I call people who do this in daily life “users”. They take things from other people without ever returning anything. I call this leeching the goodwill of other people when:
- There is money to spend – on people on the client side, but you are excluded from the list
- You as a creative are not respected – and / or rewarded for your work you did for them
- People are not showing their respect for you – for whatever reason – in their treatment of you and in their rules of engagement
“Eating for free while others pay the bill” is another thing I would use. There are people able to make a living with that, crashing (wedding) parties of strangers as: “friend of the guy who used to live here” or: “Uncle bob from the cold side”.
On the other side…
If that is OK, as you like to create stuff and you do not intend to use that stuff anywhere else – nor intend to make any money out of that idea, then go ahead. Creating stuff is fun and if your idea is chosen, it can be a great honor. It can even boost your portfolio if you are at the beginning of your creative career and looking for something more than a 9 to 5 office job at some boring company.
A contrast: employees and consultants
The tariff of consultants is between 100 to 300 euro per hour. Their role is to come up with new ideas, protect you from harm and stupidity (in cases of – for instance – legal and financial advisors) and solve problems that have been unsolved until now. In some cases and projects, these consultants are working on the same project for over 6 months, as the matter can be complex and a lot of questions have to be asked.
The result is – in maybe 50% to 80% of all cases – something that – on hind sight – could have been thought up inside the company by one or two experienced people with common sense. As most consultants are just people with a job, like anyone else.
The tariff of employees is between 15 to 40 euro per hour. Anything they produce and come up with during working hours is automatically the ownership of their employers. In some cases, employees come up with ideas that solves problems that costed the company millions of euros per year until then and would cost tons of euros on consultants. As reward they usually get nothing, a pat on the back, or a small price like a “5.000 euro innovation award”.

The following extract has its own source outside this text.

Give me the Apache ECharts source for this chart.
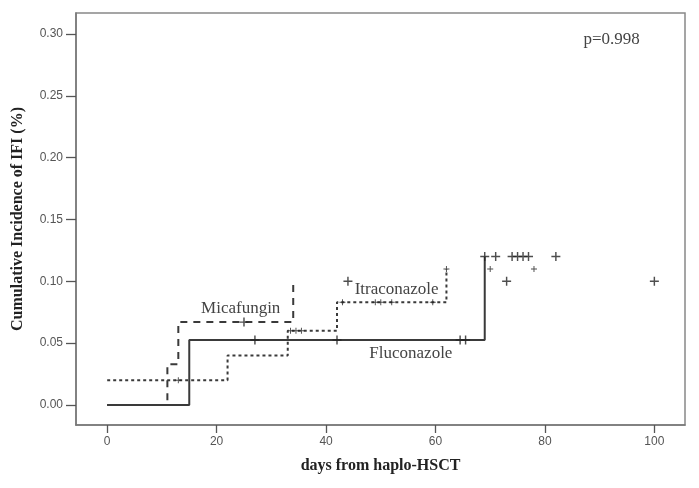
<!DOCTYPE html>
<html>
<head>
<meta charset="utf-8">
<script src="https://cdn.jsdelivr.net/npm/echarts@6/dist/echarts.min.js"></script>
<style>
html,body{margin:0;padding:0;background:#fff;}
#chart{width:699px;height:488px;}
</style>
</head>
<body>
<div id="chart"></div>
<script>
// Step curves (time, cumulative incidence)
const flucoTimes = [0, 15, 69];
const flucoValues = [0, 0.0525, 0.12];
const micaTimes = [0, 11, 13, 34];
const micaValues = [0, 0.033, 0.067, 0.10];
const itraTimes = [0, 22, 33, 42, 62];
const itraValues = [0.02, 0.04, 0.06, 0.083, 0.11];

// Censor marks
const flucoCensorTimes = [27, 42, 64.5, 65.5, 69, 71, 74, 75, 76, 77, 82];
const flucoCensorValues = [0.0525, 0.0525, 0.0525, 0.0525, 0.12, 0.12, 0.12, 0.12, 0.12, 0.12, 0.12];
const micaCensorTimes = [25, 44, 73, 100];
const micaCensorValues = [0.067, 0.10, 0.10, 0.10];
const itraCensorTimes = [13, 33.5, 34.5, 35.5, 43, 49, 50, 52, 59.5, 62, 70, 78];
const itraCensorValues = [0.02, 0.06, 0.06, 0.06, 0.083, 0.083, 0.083, 0.083, 0.083, 0.11, 0.11, 0.11];

const xTicks = [0, 20, 40, 60, 80, 100];
const yTicks = [0, 0.05, 0.10, 0.15, 0.20, 0.25, 0.30];

const labels = [
  {text: 'Micafungin', x: 24.4, y: 0.0776},
  {text: 'Itraconazole', x: 52.9, y: 0.093},
  {text: 'Fluconazole', x: 55.5, y: 0.042},
  {text: 'p=0.998', x: 92.2, y: 0.2957}
];

const pair = (t, v) => t.map((x, i) => [x, v[i]]);
const plus = 'path://M-0.8,-5 H0.8 V-0.8 H5 V0.8 H0.8 V5 H-0.8 V0.8 H-5 V-0.8 H-0.8 Z';
const lineCol = '#3a3a3a';
const serif = '"Liberation Serif", "DejaVu Serif", serif';

const chart = echarts.init(document.getElementById('chart'), null, {renderer: 'canvas'});
chart.setOption({
  animation: false,
  backgroundColor: '#fff',
  grid: {left: 76, right: 14, top: 13, bottom: 63, show: true, borderColor: '#888', borderWidth: 1.5, backgroundColor: '#fff'},
  xAxis: {
    type: 'value', min: -5.7, max: 105.6,
    name: 'days from haplo-HSCT', nameLocation: 'middle', nameGap: 33,
    nameTextStyle: {fontFamily: serif, fontWeight: 'bold', fontSize: 16, color: '#222'},
    axisLine: {show: true, onZero: false, lineStyle: {color: '#777', width: 1.5}},
    axisTick: {show: true, length: 8, lineStyle: {color: '#555', width: 1.3}, customValues: xTicks},
    axisLabel: {customValues: xTicks, margin: 11, fontFamily: '"Liberation Sans", sans-serif', fontSize: 12, color: '#555'},
    splitLine: {show: false}
  },
  yAxis: {
    type: 'value', min: -0.0162, max: 0.317,
    name: 'Cumulative Incidence of IFI (%)', nameLocation: 'middle', nameGap: 50, nameRotate: 90,
    nameTextStyle: {fontFamily: serif, fontWeight: 'bold', fontSize: 16, color: '#222'},
    axisLine: {show: true, onZero: false, lineStyle: {color: '#777', width: 1.5}},
    axisTick: {show: true, length: 10, lineStyle: {color: '#555', width: 1.3}, customValues: yTicks},
    axisLabel: {customValues: yTicks, margin: 13, fontFamily: '"Liberation Sans", sans-serif', fontSize: 12, color: '#555',
      formatter: v => v.toFixed(2)},
    splitLine: {show: false}
  },
  series: [
    {name: 'Fluconazole', type: 'line', step: 'end', data: pair(flucoTimes, flucoValues), symbol: 'none',
      lineStyle: {color: lineCol, width: 2, type: 'solid'}, z: 3},
    {name: 'Micafungin', type: 'line', step: 'end', data: pair(micaTimes, micaValues), symbol: 'none',
      lineStyle: {color: lineCol, width: 2, type: [7, 6]}, z: 2},
    {name: 'Itraconazole', type: 'line', step: 'end', data: pair(itraTimes, itraValues), symbol: 'none',
      lineStyle: {color: lineCol, width: 2, type: [3, 3]}, z: 2},
    {name: 'FlucoCensor', type: 'scatter', data: pair(flucoCensorTimes, flucoCensorValues), symbol: plus, symbolSize: 9,
      itemStyle: {color: '#222'}, z: 4},
    {name: 'MicaCensor', type: 'scatter', data: pair(micaCensorTimes, micaCensorValues), symbol: plus, symbolSize: 9,
      itemStyle: {color: '#222'}, z: 4},
    {name: 'ItraCensor', type: 'scatter', data: pair(itraCensorTimes, itraCensorValues), symbol: plus, symbolSize: 6,
      itemStyle: {color: '#222'}, z: 4}
  ]
});

const g = labels.map(l => {
  const p = chart.convertToPixel({gridIndex: 0}, [l.x, l.y]);
  return {type: 'text', x: p[0], y: p[1], z: 10,
    style: {text: l.text, fontFamily: serif, fontSize: 17, fill: '#444', align: 'center', verticalAlign: 'middle'}};
});
chart.setOption({graphic: g});
</script>
</body>
</html>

More respect for the crowd you are sourcing, please
I would have liked it better if the people of Redesign Me (and similar sites) would show more respect for the creative that brought up the idea.

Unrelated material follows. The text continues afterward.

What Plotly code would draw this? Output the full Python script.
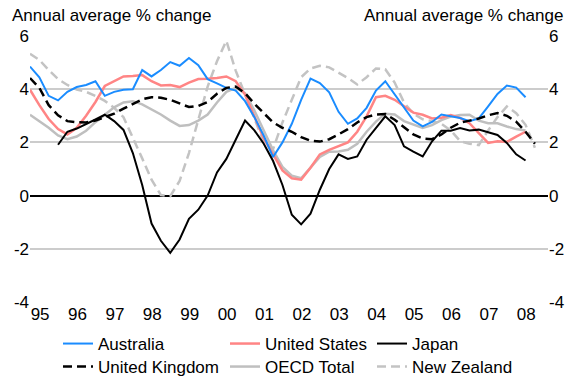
import plotly.graph_objects as go

# Quarterly observations, 1995 Q1 onwards
start_year = 1995
year_labels = ["95", "96", "97", "98", "99", "00", "01", "02", "03", "04", "05", "06", "07", "08"]

australia = [4.85, 4.45, 3.75, 3.58, 3.9, 4.08, 4.16, 4.3, 3.75, 3.9, 3.98, 4.0, 4.72, 4.48,
             4.72, 5.02, 4.88, 5.17, 4.9, 4.38, 4.22, 4.05, 3.95, 3.55, 2.95, 2.25, 1.45, 2.0,
             2.7, 3.6, 4.4, 4.23, 3.88, 3.15, 2.7, 2.9, 3.3, 3.95, 4.3, 3.8, 3.3, 2.82, 2.6,
             2.77, 3.05, 2.98, 2.92, 2.8, 2.9, 3.35, 3.82, 4.14, 4.06, 3.7]

united_states = [3.98, 3.4, 2.88, 2.5, 2.3, 2.55, 3.0, 3.52, 4.12, 4.3, 4.48, 4.5, 4.53, 4.3,
                 4.14, 4.16, 4.08, 4.25, 4.38, 4.39, 4.42, 4.48, 4.3, 3.8, 3.0, 2.15, 1.55, 0.95,
                 0.65, 0.6, 1.05, 1.55, 1.72, 1.85, 2.0, 2.4, 2.98, 3.7, 3.75, 3.6, 3.35, 3.12,
                 3.04, 2.9, 2.93, 3.03, 2.92, 2.72, 2.35, 1.98, 2.04, 2.02, 2.22, 2.4]

japan = [None, None, None, 1.91, 2.4, 2.52, 2.68, 2.86, 3.04, 2.8, 2.47, 1.6, 0.4, -1.05,
         -1.7, -2.15, -1.65, -0.87, -0.53, 0.0, 0.87, 1.38, 2.1, 2.82, 2.45, 1.95, 1.3, 0.4,
         -0.72, -1.08, -0.68, 0.22, 1.0, 1.55, 1.38, 1.47, 2.1, 2.55, 2.98, 2.65, 1.85, 1.65,
         1.47, 2.04, 2.44, 2.44, 2.54, 2.45, 2.48, 2.38, 2.28, 1.98, 1.55, 1.32]

united_kingdom = [4.42, 4.05, 3.4, 3.02, 2.8, 2.76, 2.75, 2.82, 2.95, 3.08, 3.27, 3.45, 3.62,
                  3.7, 3.68, 3.6, 3.45, 3.33, 3.37, 3.52, 3.83, 4.05, 4.1, 3.85, 3.45, 3.1,
                  2.75, 2.55, 2.4, 2.2, 2.06, 2.03, 2.12, 2.3, 2.5, 2.75, 2.95, 3.05, 3.07,
                  2.85, 2.56, 2.3, 2.15, 2.12, 2.3, 2.55, 2.74, 2.83, 2.9, 3.02, 3.1, 3.0,
                  2.78, 2.4, 1.95]

oecd_total = [3.04, 2.8, 2.55, 2.26, 2.12, 2.22, 2.44, 2.76, 3.05, 3.32, 3.5, 3.55, 3.43, 3.25,
              3.05, 2.82, 2.62, 2.65, 2.82, 3.05, 3.5, 3.9, 4.05, 3.85, 3.2, 2.45, 1.7, 1.08,
              0.75, 0.65, 1.05, 1.45, 1.65, 1.66, 1.72, 1.95, 2.4, 2.78, 3.08, 3.05, 2.8, 2.66,
              2.54, 2.65, 2.84, 2.97, 3.03, 3.04, 2.82, 2.72, 2.72, 2.6, 2.5, 2.45]

new_zealand = [5.33, 5.1, 4.72, 4.38, 4.16, 3.99, 3.9, 3.75, 3.56, 3.3, 2.95, 2.2, 1.4, 0.6,
               0.02, -0.02, 0.55, 1.6, 2.8, 4.1, 5.05, 5.82, 4.7, 3.8, 2.85, 2.0, 1.75, 2.75,
               3.6, 4.45, 4.78, 4.88, 4.82, 4.63, 4.42, 4.18, 4.45, 4.78, 4.75, 4.25, 3.5, 3.08,
               2.87, 2.8, 2.7, 2.45, 2.05, 1.95, 1.9, 2.45, 2.95, 3.35, 3.1, 2.66, 1.8]

y_ticks = [6, 4, 2, 0, -2, -4]

FONT = "Liberation Sans, Arial, sans-serif"
FS = 17
W, H = 570, 381


def quarters(values):
    return [start_year + i / 4 for i in range(len(values))]


series = [
    # name, values, colour, width, dash, legend slot
    ("New Zealand", new_zealand, "#c3c3c3", 2.5, "9px,5px", "legend6"),
    ("OECD Total", oecd_total, "#bfbfbf", 2.5, "solid", "legend5"),
    ("United States", united_states, "#ff8585", 2.5, "solid", "legend2"),
    ("Australia", australia, "#1a8cff", 2.0, "solid", "legend"),
    ("United Kingdom", united_kingdom, "#000000", 2.5, "9px,5px", "legend4"),
    ("Japan", japan, "#000000", 2.0, "solid", "legend3"),
]

fig = go.Figure()
for name, vals, colour, width, dash, leg in series:
    fig.add_trace(go.Scatter(
        x=quarters(vals), y=vals, name=name, mode="lines",
        line=dict(color=colour, width=width, dash=dash),
        legend=leg, hoverinfo="skip",
    ))

# invisible trace so the right-hand axis is drawn
fig.add_trace(go.Scatter(x=[start_year, start_year + 1], y=[0, 0], yaxis="y2", mode="lines",
                         showlegend=False, hoverinfo="skip",
                         line=dict(color="rgba(0,0,0,0)")))

tick_font = dict(family=FONT, size=FS, color="#000000")

# legend slots: column left edges and row centres (pixels)
cols = [63, 230, 377]
rows = [344, 367]
slots = ["legend", "legend2", "legend3", "legend4", "legend5", "legend6"]
legend_layout = {}
for k, slot in enumerate(slots):
    cx = cols[k % 3]
    cy = rows[k // 3]
    legend_layout[slot] = dict(
        x=(cx - 5) / W, y=1 - cy / H, xref="container", yref="container",
        xanchor="left", yanchor="middle", orientation="v",
        font=dict(family=FONT, size=FS, color="#000000"),
        bgcolor="rgba(0,0,0,0)", borderwidth=0,
        itemclick=False, itemdoubleclick=False,
    )

x_range = [start_year, start_year + 518 / 37.4]

fig.update_layout(
    width=W, height=H,
    margin=dict(l=30, r=22, t=36, b=79, autoexpand=False),
    plot_bgcolor="white", paper_bgcolor="white",
    font=dict(family=FONT, size=FS, color="#000000"),
    xaxis=dict(
        range=x_range, showgrid=False, zeroline=False, showline=False,
        tickmode="array",
        tickvals=[start_year + i + 0.27 for i in range(len(year_labels))],
        ticktext=year_labels, ticks="", tickfont=tick_font,
    ),
    yaxis=dict(
        range=[-4, 6], tickmode="array", tickvals=y_ticks,
        ticktext=[str(v) for v in y_ticks], ticks="", tickfont=tick_font,
        showgrid=True, gridcolor="#cccccc", gridwidth=1.5,
        zeroline=True, zerolinecolor="#000000", zerolinewidth=1.5,
        showline=False,
    ),
    yaxis2=dict(
        range=[-4, 6], overlaying="y", side="right", tickmode="array",
        tickvals=y_ticks, ticktext=[str(v) for v in y_ticks], ticks="",
        tickfont=tick_font, showgrid=False, zeroline=False, showline=False,
    ),
    showlegend=True,
    annotations=[
        dict(text="Annual average % change", xref="paper", yref="paper",
             x=-20 / 518, y=1, xanchor="left", yanchor="bottom", yshift=9,
             showarrow=False, font=dict(family=FONT, size=FS, color="#000000")),
        dict(text="Annual average % change", xref="paper", yref="paper",
             x=1 + 17 / 518, y=1, xanchor="right", yanchor="bottom", yshift=9,
             showarrow=False, font=dict(family=FONT, size=FS, color="#000000")),
    ],
    **legend_layout,
)

fig.write_html("out.html")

A better approach to Crowd Sourced IP (bold for speed-reading purposes) would be:
Everything you place into this contest will remain your intellectual property and any idea publishing by you in the contest- will be automatically registered as being submitted by you.
According to law in most countries, ideas themselves are not protected by Copyright law and can not be protected from use by others, including the Contest Initiator. By entering your idea or ideas into the Contest you automatically state that you understand and acknowledge this.
If you want your idea to be protected in similar ways as Copyrighted material, you can register it as a Concept. This registration is done at a Notary. If you do, please mark your Idea as “Concept” and state where and under which dossier number your Concept was registered. (Add link here to brief and clear explenation on Intellectual Property and how to distinguish and protect different forms of creative material)
If the Challenge Initiator chooses to use your material, your concept or your idea, their rights of use is limited by Copyright law and what you agreed upon by reading and accepting the specific rules of the Contest. You are free to waiver your Intellectual Property rights in any way you choose, respecting and taking the rules of the Contest you entered into account.
The Contest Initiator will – according to the general Terms and Conditions for Content Initiators – always credit you for your contribution.
Let me be clear: I am not a lawyer and a lawyer would – and will have – enough to comment about the things I just wrote. Not for the content, but for the way it is formulated.
Still: it gives you an idea where I am coming from and the differences in respect and treatment of the people contributing to a greater whole.